Leaning back Jim tore his eyes away from the illustration of the Winter Solider fighting shadows and monsters while trying to get to an artic cave where his heart slept in a coffin of ice and focused on the ceiling, trying to steady his breath. His good hand shook as he tried to steady himself, pressing his palm flat on the formic table top, resisting his fingers urge to curl inward, this was not the sort of situation fists could get him out of. Closing his eyes Jim focused on his safe place, the one carefully crafted in the endless hours of therapy he’d endured while he’d slowly fought his way through recovery in the shitty VA hospital he’d gotten dumped in once he’d finally landed back in the states. Quite room, sounds of Brooklyn coming through an open window. Jim let the details of the room fill themselves in, slipping into place almost like memory.
The only light was coming through a widow hung with lace curtains, Irish lace passed down after she’d passed on. Two twin beds, currently across from another, but ready to be pushed together soon enough once the weather starts to turn. Braided rope rug on the floor, his sister Becca’s work, Jim is sprawled across it while his head rests on a skinny thigh. His eyes are closed, but that don’t matter because he didn't need eyes to feel the fine boned hand working its way through his hair or to hear the deep voice humming absently above him, or smell the clean scent of the man with him mixing with his own, blending them together into one--
“You want a hot body? You want a Bugatti?
You want a Maserati? You better work bitch
You want a Lamborghini? Sippin' martinis?
Look hot in a bikini? You better work bitch”
What the hell?!!
Jim was yanked outta his head by the obnoxious pop music blaring out of his phone. Across the room Tony was shooting him some seriously judging eyebrows and even the old timers across the way were starting to turn around to see who was making such the racket. Jim snaked out his hand and accepted the call before Brittney could get to the chorus,
“Barton. Seriously, how the fuck did you manage to get a hold of my phone long enough to change my ring tone?”
“Dude, I keep telling you I’mma ninja.”
“I thought you said you were Batman?”
“Dude. Batman is a ninja, get with the program. Anyways, that is besides the point. The actual point is where the hell are you?"
“Um. What?”
“I'm at your place, freezing my nads off, while you and my promised beer and pizza are not.”
“Oh, hell. Jeeze, I’m sorry ‘bout that pal. I’m at the Pott and lost track of time. Wanna meet me here and I’ll buy you a burger and beer?”
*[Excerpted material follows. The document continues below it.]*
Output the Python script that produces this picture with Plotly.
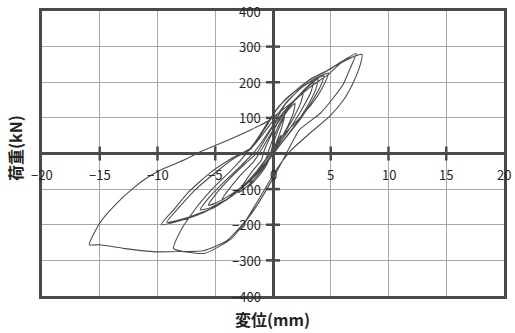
import plotly.graph_objects as go

# Load-displacement record, one cycle per pair of lists (mm, kN)
c01_disp = [0.0, 0.2, 0.5, 0.7, 0.6, 0.3, 0.0, -0.4, -0.8, -1.0, -0.8, -0.5, -0.2]
c01_load = [0, 20, 40, 52, 38, 18, 0, -20, -38, -48, -36, -20, -6]

c02_disp = [-0.2, 0.1, 0.5, 0.9, 1.0, 0.8, 0.4, -0.1, -0.7, -1.4, -2.0, -1.8, -1.2, -0.6]
c02_load = [0, 35, 70, 98, 105, 78, 40, 0, -40, -70, -88, -70, -40, -15]

c03_disp = [-0.4, 0.1, 0.7, 1.3, 1.9, 1.8, 1.3, 0.6, -0.1, -1.0, -2.0, -2.7, -3.0, -2.6, -1.8, -1.0]
c03_load = [5, 50, 92, 122, 141, 118, 78, 36, -5, -48, -85, -104, -110, -88, -50, -18]

c04_disp = [-0.8, 0.0, 0.8, 1.6, 2.2, 2.6, 2.4, 1.8, 1.0, 0.1, -1.0, -2.2, -3.4, -4.4, -3.9, -2.9, -1.7]
c04_load = [5, 62, 105, 138, 158, 168, 142, 102, 58, 14, -34, -78, -112, -128, -104, -64, -24]

c05_disp = [-1.2, -0.2, 0.7, 1.7, 2.6, 3.5, 3.3, 2.6, 1.7, 0.6, -0.6, -2.0, -3.6, -4.9, -5.6, -5.0, -3.8, -2.4]
c05_load = [0, 55, 102, 142, 176, 201, 174, 130, 82, 30, -24, -74, -114, -138, -145, -116, -72, -28]

c06_disp = [-1.4, -0.2, 0.9, 2.0, 3.0, 3.9, 3.7, 3.0, 2.0, 0.8, -0.5, -2.0, -3.8, -5.4, -6.3, -5.6, -4.3, -2.7]
c06_load = [2, 66, 116, 155, 186, 210, 180, 134, 84, 32, -24, -78, -124, -152, -158, -126, -82, -32]

c07_disp = [-1.6, 0.0, 1.0, 2.2, 3.4, 4.8, 4.4, 3.8, 2.7, 1.2, 0.0, -1.2, -2.5, -3.9, -5.9, -8.0, -9.7,
            -8.6, -7.3, -5.4, -3.6]
c07_load = [5, 80, 135, 178, 206, 226, 192, 159, 113, 62, 12, -45, -91, -128, -164, -188, -200,
            -158, -108, -53, -14]

c08_disp = [-1.8, 0.0, 1.2, 2.6, 4.4, 4.1, 3.4, 2.4, 1.1, -0.2, -1.5, -3.0, -5.0, -7.4, -9.2,
            -8.1, -6.8, -5.0, -3.4]
c08_load = [18, 92, 145, 188, 218, 188, 148, 98, 44, -8, -60, -106, -150, -180, -193,
            -150, -104, -54, -14]

c09_disp = [-2.0, -0.6, 0.4, 1.8, 3.2, 4.7, 6.1, 7.2, 6.6, 6.1, 5.2, 4.1, 2.3, 1.0, -0.2, -1.6,
            -3.6, -5.9, -8.6, -7.9, -6.5, -5.0, -3.4]
c09_load = [10, 75, 128, 172, 208, 233, 261, 281, 233, 196, 155, 113, 67, -10, -81, -156,
            -239, -280, -267, -211, -146, -91, -40]

c10_disp = [-1.6, -0.2, 1.0, 1.8, 3.2, 4.7, 6.1, 7.7, 7.5, 6.9, 6.1, 4.9, 3.2, 1.6, 0.4, -0.9,
            -2.4, -4.0, -6.0, -8.0, -10.2, -12.8, -15.0, -15.9, -15.0, -13.6, -12.2, -11.0, -9.6,
            -7.6, -6.2, -4.8, -1.9, -0.5, 1.5, 3.2, 4.9, 5.8, 7.0]
c10_load = [30, 100, 150, 172, 207, 232, 260, 278, 243, 196, 150, 104, 57, 10, -40, -110,
            -190, -245, -273, -275, -276, -267, -256, -256, -195, -142, -100, -70, -44,
            -17, 6, 25, 67, 90, 140, 186, 225, 252, 272]

cycles = [
    (c01_disp, c01_load), (c02_disp, c02_load), (c03_disp, c03_load),
    (c04_disp, c04_load), (c05_disp, c05_load), (c06_disp, c06_load),
    (c07_disp, c07_load), (c08_disp, c08_load), (c09_disp, c09_load),
    (c10_disp, c10_load),
]

# Axis ticks and their labels
x_ticks = [-20, -15, -10, -5, 0, 5, 10, 15, 20]
y_ticks = [400, 300, 200, 100, -100, -200, -300, -400]
x_title = "変位(mm)"
y_title = "荷重(kN)"

FONT = "Noto Sans CJK JP"
AXIS_COLOR = "#4a4a4a"
CURVE_COLOR = "#4c4c4c"

disp_all, load_all = [], []
for d, p in cycles:
    disp_all += d
    load_all += p

fig = go.Figure()

fig.add_trace(go.Scatter(
    x=disp_all, y=load_all, mode="lines",
    line=dict(color=CURVE_COLOR, width=1.1, shape="spline", smoothing=0.5),
    hoverinfo="skip", showlegend=False,
))

# Short tick marks crossing the zero axes
inner_x = [t for t in x_ticks if t not in (0, -20, 20)]
inner_y = [t for t in y_ticks if abs(t) != 400]
fig.add_trace(go.Scatter(
    x=inner_x, y=[0] * len(inner_x), mode="markers",
    marker=dict(symbol="line-ns", size=10, line=dict(width=2.5, color=AXIS_COLOR)),
    hoverinfo="skip", showlegend=False, cliponaxis=False,
))
fig.add_trace(go.Scatter(
    x=[0] * len(inner_y), y=inner_y, mode="markers",
    marker=dict(symbol="line-ew", size=10, line=dict(width=2.5, color=AXIS_COLOR)),
    hoverinfo="skip", showlegend=False, cliponaxis=False,
))

annotations = []
for t in x_ticks:
    label = str(t).replace("-", "−")
    annotations.append(dict(
        x=t, y=0, xref="x", yref="y", text=label, showarrow=False,
        xanchor="center", yanchor="middle", yshift=-21,
        font=dict(family=FONT, size=13, color="#262626"),
    ))
for t in y_ticks:
    label = str(t).replace("-", "−")
    annotations.append(dict(
        x=0, y=t, xref="x", yref="y", text=label, showarrow=False,
        xanchor="right", yanchor="middle", xshift=-10,
        font=dict(family=FONT, size=13, color="#262626"),
    ))
annotations.append(dict(
    x=0.499, y=-0.08, xref="paper", yref="paper", text="<b>" + x_title + "</b>",
    showarrow=False, xanchor="center", yanchor="middle",
    font=dict(family=FONT, size=16, color="#222"),
))
annotations.append(dict(
    x=-0.058, y=0.52, xref="paper", yref="paper", text="<b>" + y_title + "</b>",
    showarrow=False, xanchor="center", yanchor="middle", textangle=-90,
    font=dict(family=FONT, size=16, color="#222"),
))

fig.update_layout(
    width=515, height=333,
    margin=dict(l=42, r=8, t=9, b=37),
    paper_bgcolor="white", plot_bgcolor="white",
    annotations=annotations,
    font=dict(family=FONT),
)
fig.update_xaxes(
    range=[-20, 20], dtick=5, tick0=0, showticklabels=False, ticks="",
    showgrid=True, gridcolor="#a8a8a8", gridwidth=1,
    zeroline=True, zerolinecolor=AXIS_COLOR, zerolinewidth=2.5,
    showline=True, mirror=True, linecolor=AXIS_COLOR, linewidth=2.5,
)
fig.update_yaxes(
    range=[-400, 400], dtick=100, tick0=0, showticklabels=False, ticks="",
    showgrid=True, gridcolor="#a8a8a8", gridwidth=1,
    zeroline=True, zerolinecolor=AXIS_COLOR, zerolinewidth=2.5,
    showline=True, mirror=True, linecolor=AXIS_COLOR, linewidth=2.5,
)

fig.write_html("out.html")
“Are you kidding? Not with Lenny Fitz, the Boy Born With the Ability to Taste, on grill tonight. You head back here as agreed upon, with my pizza and beer, and I’ll just wait inside your place.”
“Fine, but you don’t have a key to get in.”
“Heh, that’s cute. Your Netflix password is still the same, right? Awesome I will see you in twenty.”
Jim stared blankly at his phone for a good minute before starting to pack up and wave Tony over for his check. His fingers lingered on the cover of Marvels a brief second before he popped it into his bag, that was a mystery for another night. Tonight he had a janitor with delusions of being the next Jason Borne to mollify and, after he’d gotten enough beer into him, listen to the one billionth reiteration of the saga of Barton V Rushman: No Ordinary Love.”